Recently, I was impressed by a new independent bookstore opening in downtown Gustine — Scribble, Scrawl & Smirch — by a woman named Marie, who fell in love with books and bookstores in second grade.

The Westside of Merced County now has more bookstores than the Eastside after the Barnes and Noble in Merced shut down.

The Morisaki Bookshop in the novel is closer to Joanne’s store than Marie’s (which deals primarily in new books). I have visited Joanne’s Phoenix Books many times over the past 40 years and have found a wide variety of primarily used books that spoke to me as I was rummaging around.

I couldn’t help but think of Joanne’s bookstore as I read the main character’s description of The Morisaki Bookshop, which, as she relates it, is “about thirty years old, but it looked like something from an earlier era. Through the glass doors of this little building, you could see books crammed together.” The character also describes the unique, pleasant “smell of old books.”

Inside the Morisaki Bookshop, books are crammed and piled every which way, so that customers have to go on “treasure hunts” through tight spaces in search of a book they might like.

Those descriptions sound a lot like Phoenix Books to me.

Another reason I was fascinated by the Morisaki Bookshop is that it’s located in a city thousands of miles from the Central Valley. It features books by Japanese authors I’ve never heard of and is located in a real-life area of Tokyo I’ve never heard of, Jimbocho, famous in Japan for its profusion of used bookstores.

As exotic as that may sound, I still felt quite at home in this fictional Japanese bookstore, as I do in actual American bookstores I’ve visited.

The characters in the novel, who are all Japanese, have names that are strange to me, but their personalities are similar to Americans I have known, especially people who work in or visit bookstores. As it turns out, I wasn’t in a strange, but rather in a familiar, territory.

The novel is narrated from the viewpoint of Takako, a young woman in her mid-20’s who has a charm and innocence about her as she encounters books and people. Her perspective, along with Yakisawa’s unadorned writing style, makes it a pleasant, meandering read, far from an action-packed mystery or science fiction novel.

For this, I’m grateful. In today’s hectic, stressful world, I need something that will calm me down, and “Days at the Morisaki Bookshop” did just that.

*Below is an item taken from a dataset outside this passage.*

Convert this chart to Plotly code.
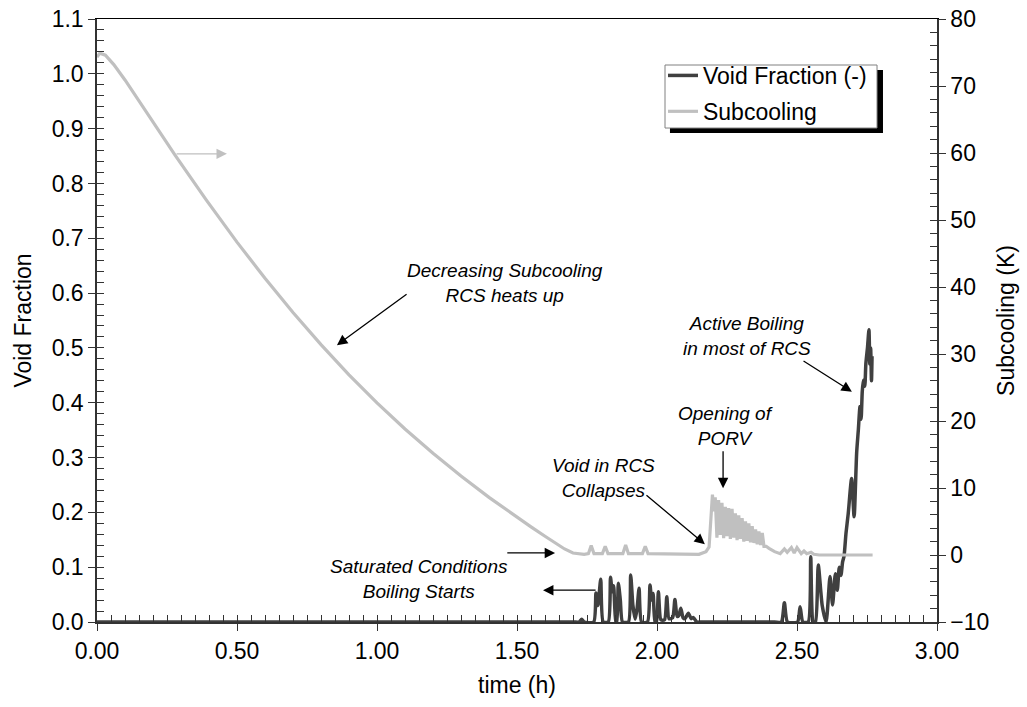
import plotly.graph_objects as go

# ---- Subcooling history (time in h, subcooling in K) ----
sub_time = [0.00, 0.01, 0.03, 0.06, 0.10, 0.15, 0.20, 0.28, 0.39, 0.50, 0.60, 0.70,
            0.80, 0.90, 1.00, 1.10, 1.20, 1.30, 1.40, 1.50, 1.55, 1.60, 1.64, 1.67,
            1.70, 1.74, 1.755, 1.765, 1.775, 1.805, 1.815, 1.825, 1.878, 1.888, 1.898,
            1.948, 1.958, 1.968, 2.150, 2.175, 2.186, 2.192, 2.198,
            2.203, 2.208, 2.214, 2.220, 2.226, 2.232, 2.238, 2.244, 2.250, 2.256,
            2.262, 2.268, 2.274, 2.280, 2.286, 2.292, 2.298, 2.304, 2.310, 2.316,
            2.322, 2.328, 2.334, 2.340, 2.346, 2.352, 2.358, 2.364, 2.370, 2.376,
            2.382, 2.390, 2.400, 2.420, 2.440, 2.455, 2.465, 2.480, 2.490, 2.500,
            2.515, 2.525, 2.535, 2.550, 2.560, 2.580, 2.770]
subcooling = [74.3, 74.9, 74.6, 73.2, 70.9, 67.8, 64.6, 59.6, 53.0, 46.7, 41.3, 36.2,
              31.4, 26.9, 22.7, 18.8, 15.2, 11.8, 8.6, 5.6, 4.2, 2.8, 1.7, 0.9,
              0.3, 0.1, 0.2, 1.4, 0.2, 0.2, 1.3, 0.2, 0.2, 1.5, 0.2,
              0.2, 1.3, 0.2, 0.1, 0.5, 1.2, 6.0, 9.0,
              6.5, 8.6, 2.6, 8.2, 3.0, 7.8, 2.5, 7.2, 2.8, 7.0,
              2.4, 6.9, 2.6, 6.2, 2.2, 5.9, 2.4, 5.5, 2.0, 5.0,
              2.1, 4.7, 1.9, 4.3, 1.8, 3.8, 1.6, 3.5, 1.5, 3.3,
              1.3, 1.3, 1.0, 0.5, 0.2, 0.9, 0.4, 1.1, 0.3, 1.1,
              0.2, 0.6, 0.2, 0.4, 0.1, 0.0, 0.0]

# ---- Void fraction history (time in h, void fraction in -) ----
void_time = [0.000, 1.700, 1.722, 1.731, 1.740, 1.774, 1.782, 1.789, 1.799, 1.808, 1.826,
             1.834, 1.840, 1.845, 1.853, 1.856, 1.862, 1.869, 1.877, 1.898, 1.906,
             1.914, 1.922, 1.929, 1.936, 1.945, 1.966, 1.975, 1.981, 1.986, 1.993,
             1.998, 2.005, 2.014, 2.027, 2.035, 2.043, 2.056, 2.064, 2.072, 2.078,
             2.085, 2.093, 2.100, 2.112, 2.122, 2.130, 2.142, 2.160, 2.420, 2.444,
             2.455, 2.466, 2.502, 2.511, 2.521, 2.540, 2.549, 2.558, 2.566, 2.576,
             2.590, 2.604, 2.618, 2.627, 2.637, 2.644, 2.651, 2.657, 2.663, 2.668,
             2.675, 2.683, 2.695, 2.704, 2.713, 2.719, 2.725, 2.729, 2.733, 2.737,
             2.742, 2.746, 2.752, 2.757, 2.760, 2.763, 2.766, 2.768]
void_fraction = [0.0, 0.0, 0.0, 0.005, 0.0, 0.0, 0.053, 0.030, 0.078, 0.0, 0.0,
                 0.0815, 0.055, 0.066, 0.0, 0.0, 0.0706, 0.040, 0.0, 0.0, 0.0857,
                 0.030, 0.005, 0.025, 0.0614, 0.0, 0.0, 0.0675, 0.040, 0.052, 0.0,
                 0.0, 0.0553, 0.004, 0.004, 0.046, 0.006, 0.008, 0.041, 0.010, 0.012,
                 0.025, 0.008, 0.006, 0.016, 0.006, 0.008, 0.0, 0.0, 0.0, 0.0,
                 0.035, 0.0, 0.0, 0.028, 0.0, 0.0, 0.119, 0.0, 0.0, 0.104,
                 0.030, 0.0, 0.083, 0.031, 0.088, 0.058, 0.100, 0.085, 0.110, 0.120,
                 0.162, 0.198, 0.262, 0.192, 0.308, 0.350, 0.393, 0.370, 0.420, 0.441,
                 0.430, 0.472, 0.502, 0.533, 0.470, 0.500, 0.440, 0.485]

series_names = ["Void Fraction (-)", "Subcooling"]
x_title = "time (h)"
y_title = "Void Fraction"
y2_title = "Subcooling (K)"

FONT = "Liberation Sans, Arial, sans-serif"
AXIS_GREY = "#333333"
DARK = "#404040"
LIGHT = "#c0c0c0"

fig = go.Figure()
fig.add_trace(go.Scatter(x=sub_time, y=subcooling, name=series_names[1], yaxis="y2",
                         mode="lines", line=dict(color=LIGHT, width=3.2),
                         legendrank=2, legendgroup="b"))
fig.add_trace(go.Scatter(x=void_time, y=void_fraction, name=series_names[0], yaxis="y",
                         mode="lines", line=dict(color=DARK, width=3.5, shape="spline",
                                                 smoothing=0.6),
                         legendrank=1, legendgroup="a"))

# empty traces so the overlay axes (inner tick marks, top frame) get drawn
for xa, ya in [("x3", "y"), ("x4", "y"), ("x", "y3"), ("x", "y4")]:
    fig.add_trace(go.Scatter(x=[None], y=[None], xaxis=xa, yaxis=ya, mode="lines",
                             showlegend=False, hoverinfo="skip"))

tick_font = dict(family=FONT, size=23, color="black")

fig.update_layout(
    template="none",
    width=1027, height=707,
    margin=dict(l=97, r=90, t=19, b=85),
    paper_bgcolor="white", plot_bgcolor="white",
    font=dict(family=FONT, size=23, color="black"),
    showlegend=True,
    legend=dict(x=0.6738, xanchor="left", y=0.942, yanchor="top",
                bgcolor="rgba(0,0,0,0)", borderwidth=0,
                font=dict(family=FONT, size=23, color="black"),
                itemwidth=30, tracegroupgap=3, traceorder="grouped"),
    xaxis=dict(range=[0, 3], tick0=0, dtick=0.5, tickformat=".2f",
               ticks="outside", ticklen=7, tickwidth=1.2, tickcolor=AXIS_GREY,
               showline=True, linecolor=AXIS_GREY, linewidth=2, automargin=False,
               showgrid=False, zeroline=False, tickfont=tick_font,
               title=dict(text=x_title, font=tick_font, standoff=14)),
    yaxis=dict(range=[0, 1.1], tick0=0, dtick=0.1, tickformat=".1f",
               ticks="outside", ticklen=7, tickwidth=1.2, tickcolor=AXIS_GREY,
               showline=True, linecolor=AXIS_GREY, linewidth=1.5, automargin=False,
               showgrid=False, zeroline=False, tickfont=tick_font,
               title=dict(text=y_title, font=tick_font, standoff=14)),
    yaxis2=dict(range=[-10, 80], tick0=0, dtick=10, overlaying="y", side="right",
                anchor="x", ticks="outside", ticklen=7, tickwidth=1.2, tickcolor=AXIS_GREY,
                showline=True, linecolor=AXIS_GREY, linewidth=1.5, automargin=False,
                showgrid=False, zeroline=False, tickfont=tick_font,
                title=dict(text=y2_title, font=tick_font, standoff=10)),
    # inner tick marks (minor and major) and the top frame line
    xaxis3=dict(range=[0, 3], tick0=0, dtick=0.05, overlaying="x", anchor="y", side="bottom",
                ticks="inside", ticklen=7, tickwidth=1.2, tickcolor=AXIS_GREY,
                showticklabels=False, showline=False, showgrid=False, zeroline=False,
                automargin=False),
    xaxis4=dict(range=[0, 3], overlaying="x", anchor="y", side="top",
                ticks="", showticklabels=False, showline=True, linecolor="black",
                linewidth=1, showgrid=False, zeroline=False, automargin=False),
    yaxis3=dict(range=[0, 1.1], tick0=0, dtick=0.02, overlaying="y", anchor="x", side="left",
                ticks="inside", ticklen=7, tickwidth=1.2, tickcolor=AXIS_GREY,
                showticklabels=False, showline=False, showgrid=False, zeroline=False,
                automargin=False),
    yaxis4=dict(range=[-10, 80], tick0=0, dtick=2, overlaying="y", anchor="x", side="right",
                ticks="inside", ticklen=7, tickwidth=1.2, tickcolor=AXIS_GREY,
                showticklabels=False, showline=False, showgrid=False, zeroline=False,
                automargin=False),
)

# legend frame with its drop shadow
fig.add_shape(type="rect", xref="paper", yref="paper",
              x0=0.6821, x1=0.9357, y0=0.8109, y1=0.9154,
              fillcolor="black", line=dict(width=0), layer="above")
fig.add_shape(type="rect", xref="paper", yref="paper",
              x0=0.6762, x1=0.9286, y0=0.8192, y1=0.9237,
              fillcolor="white", line=dict(color="#808080", width=1), layer="above")

note_font = dict(family=FONT, size=19, color="black")


def note(text, x, y):
    fig.add_annotation(text=text, x=x, y=y, xref="x", yref="y", showarrow=False,
                       font=note_font, align="center")


def arrow(x, y, ax, ay, color="black"):
    fig.add_annotation(text="", x=x, y=y, ax=ax, ay=ay, xref="x", yref="y",
                       axref="x", ayref="y", showarrow=True, arrowhead=2,
                       arrowsize=1.6, arrowwidth=1.3, arrowcolor=color, standoff=0)


note("<i>Decreasing Subcooling</i><br><i>RCS heats up</i>", 1.457, 0.619)
arrow(0.857, 0.505, 1.111, 0.600)

note("<i>Saturated Conditions</i><br><i>Boiling Starts</i>", 1.15, 0.078)
arrow(1.636, 0.126, 1.46, 0.126)

arrow(1.593, 0.058, 1.786, 0.058)

note("<i>Void in RCS</i><br><i>Collapses</i>", 1.81, 0.262)
arrow(2.171, 0.142, 1.957, 0.2335)

note("<i>Opening of</i><br><i>PORV</i>", 2.243, 0.358)
arrow(2.236, 0.244, 2.236, 0.314)

note("<i>Active Boiling</i><br><i>in most of RCS</i>", 2.32, 0.521)
arrow(2.696, 0.42, 2.518, 0.478)

arrow(0.464, 0.854, 0.279, 0.854, color=LIGHT)

fig.write_html("out.html")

The characters Takako encounters are indeed “characters” — her uncle Satoru (a talkative fellow obsessed with running the bookshop), his wife Momoko (who had left him years ago and then re-enters his life midway in the novel), their friend Sabu (who loves to tease Takako), Takano (a shy guy working at the Saveur coffee shop who hovers over her) and eventually a polite young man named Wada (whom Takako comes to enjoy as a good friend).

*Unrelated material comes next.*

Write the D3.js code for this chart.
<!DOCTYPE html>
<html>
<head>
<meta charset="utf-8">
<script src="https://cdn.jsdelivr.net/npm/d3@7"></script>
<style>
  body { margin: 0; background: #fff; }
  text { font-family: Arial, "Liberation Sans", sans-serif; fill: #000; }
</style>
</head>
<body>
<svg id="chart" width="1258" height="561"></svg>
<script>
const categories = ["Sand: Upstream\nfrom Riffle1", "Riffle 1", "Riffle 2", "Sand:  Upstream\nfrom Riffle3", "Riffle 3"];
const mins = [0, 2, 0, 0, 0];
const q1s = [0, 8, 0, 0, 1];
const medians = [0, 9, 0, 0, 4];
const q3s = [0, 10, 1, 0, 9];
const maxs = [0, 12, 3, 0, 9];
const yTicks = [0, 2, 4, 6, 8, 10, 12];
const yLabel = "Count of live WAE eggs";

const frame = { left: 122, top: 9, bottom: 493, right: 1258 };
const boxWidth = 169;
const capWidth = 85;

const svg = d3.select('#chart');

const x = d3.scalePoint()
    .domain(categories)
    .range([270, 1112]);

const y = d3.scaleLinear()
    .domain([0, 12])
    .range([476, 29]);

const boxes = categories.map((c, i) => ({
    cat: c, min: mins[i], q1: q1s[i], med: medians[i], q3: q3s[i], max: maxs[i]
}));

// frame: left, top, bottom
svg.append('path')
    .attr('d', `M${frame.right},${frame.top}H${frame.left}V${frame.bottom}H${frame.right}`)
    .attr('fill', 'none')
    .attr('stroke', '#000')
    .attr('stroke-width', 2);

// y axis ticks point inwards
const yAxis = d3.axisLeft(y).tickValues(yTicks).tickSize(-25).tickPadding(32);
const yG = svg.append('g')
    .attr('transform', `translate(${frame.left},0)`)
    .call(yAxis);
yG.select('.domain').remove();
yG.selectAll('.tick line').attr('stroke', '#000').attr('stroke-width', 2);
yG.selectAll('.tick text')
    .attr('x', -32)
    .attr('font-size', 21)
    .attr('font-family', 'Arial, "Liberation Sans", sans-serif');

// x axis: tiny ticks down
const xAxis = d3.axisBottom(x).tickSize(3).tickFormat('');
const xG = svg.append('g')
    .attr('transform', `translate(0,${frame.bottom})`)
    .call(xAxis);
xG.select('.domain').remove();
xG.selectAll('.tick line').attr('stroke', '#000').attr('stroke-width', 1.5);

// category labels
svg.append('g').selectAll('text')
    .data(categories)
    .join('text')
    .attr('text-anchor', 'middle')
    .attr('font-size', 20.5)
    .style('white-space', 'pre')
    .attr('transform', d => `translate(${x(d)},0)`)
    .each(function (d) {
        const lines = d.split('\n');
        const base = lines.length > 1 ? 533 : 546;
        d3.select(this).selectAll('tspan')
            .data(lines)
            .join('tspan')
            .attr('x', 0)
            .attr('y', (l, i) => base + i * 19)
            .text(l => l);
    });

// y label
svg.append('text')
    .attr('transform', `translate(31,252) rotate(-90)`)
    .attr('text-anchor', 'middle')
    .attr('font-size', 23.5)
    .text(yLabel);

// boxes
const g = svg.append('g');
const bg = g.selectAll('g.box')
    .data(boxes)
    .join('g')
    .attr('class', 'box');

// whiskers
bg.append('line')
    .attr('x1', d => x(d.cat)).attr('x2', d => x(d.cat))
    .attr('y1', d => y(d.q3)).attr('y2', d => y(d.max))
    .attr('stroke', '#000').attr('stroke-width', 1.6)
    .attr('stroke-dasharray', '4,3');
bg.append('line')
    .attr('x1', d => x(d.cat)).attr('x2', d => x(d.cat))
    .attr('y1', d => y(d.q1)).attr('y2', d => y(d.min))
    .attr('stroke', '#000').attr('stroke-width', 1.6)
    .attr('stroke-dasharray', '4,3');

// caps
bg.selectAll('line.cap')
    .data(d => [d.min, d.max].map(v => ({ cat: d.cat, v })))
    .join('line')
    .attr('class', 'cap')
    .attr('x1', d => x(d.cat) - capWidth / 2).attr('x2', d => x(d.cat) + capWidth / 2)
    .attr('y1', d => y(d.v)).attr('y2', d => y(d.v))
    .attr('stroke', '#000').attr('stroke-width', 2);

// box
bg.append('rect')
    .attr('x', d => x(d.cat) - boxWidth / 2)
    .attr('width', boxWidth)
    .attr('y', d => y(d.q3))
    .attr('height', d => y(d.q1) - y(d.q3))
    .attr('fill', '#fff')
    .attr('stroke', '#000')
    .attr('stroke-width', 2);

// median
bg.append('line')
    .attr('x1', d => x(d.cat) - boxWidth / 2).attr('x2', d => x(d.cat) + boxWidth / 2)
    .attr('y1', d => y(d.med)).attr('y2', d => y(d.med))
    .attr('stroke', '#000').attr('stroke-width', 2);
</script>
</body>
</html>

Eric Ozawa , who faithfully translated Yakasawa’s novel into English, writes at the end of the book a note explaining why he enjoyed reading and translating it: “In the course of the story, Yakisawa catalogs the many pleasures of reading, the joy of discovering a new author and the freedom of walking into a bookstore and scanning the titled, waiting for something to catch your eye.”

The book has such a simple plot and is written in such a plain style that I wondered if I was overestimating it. But then I read that when it was published in 2009 it won a Japanese literature prize.

And as I read more about the book, I found that it has been translated into 15 different languages and sold more than 200,000 copies worldwide in the first few years after publication.

So I’m not alone in my admiration of it. In fact, I enjoyed “Days at the Morisaki Bookshop” so much that I purchased its sequel, “More Days at the Morisaki Bookshop,” with essentially the same characters encountering new experiences.

For the readers of this column who want adventure, excitement and continuous action, you won’t find any of that in “Days at the Morisaki Bookshop.” But if you like reading a book that will bring you joy, humor and even comfort, this novel is for you.